La vie publique était désormais interdite à M. Jordan : cette sécurité ne suffisait point à la rancune des gouvernans. Au mois de juin 1839, après six ans passés, six ans d’une existence obscure et inoffensive, M. Jordan est tout d’un coup suspendu de ses fonctions universitaires.
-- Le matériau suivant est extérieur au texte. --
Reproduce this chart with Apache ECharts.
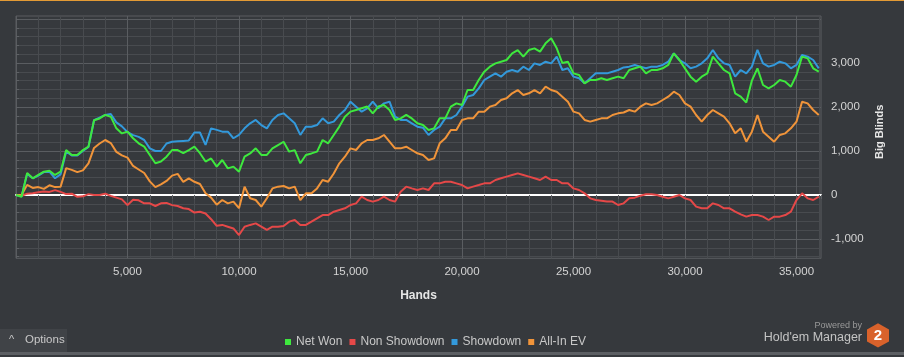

Les gendarmes envahissent sa maison et fouillent ses papiers ; quelques semaines s’écoulent ; le ministère donne l’ordre de le mettre en prison ; la politique dicte, la justice obéit ; toutes les formes garanties par la constitution de 1831 sont audacieusement violées ; le prévenu demande sa liberté sous caution : il a droit de l’avoir, on la lui refuse ; il tombe malade, en septembre 1841, au milieu des fatigues d’une enquête odieuse ; on le transporte chez lui sous bonne garde ; la commisération de ses juges éloigne un instant les garnisaires de son lit de douleur ; on s’irrite en haut lieu de tant d’indulgence, on lui renvoie des gendarmes, on le ramène au cachot, et l’on change le président du tribunal, qu’on ne trouvait plus assez docile. En 1842, la cour suprême de Cassel autorise M. Jordan à fournir enfin caution ; il est encore obligé de se constituer prisonnier en 1843, et l’on parvient alors à prononcer la sentence. Quelle sentence et quel crime ! Il s’agissait toujours de 1833 et de l’attentat de Francfort : on avait usé près de dix années à ourdir dans l’ombre des trames abominables pour rattacher une victime de plus à cette date funeste.

  1. Défense de M. Jordan par lui-même.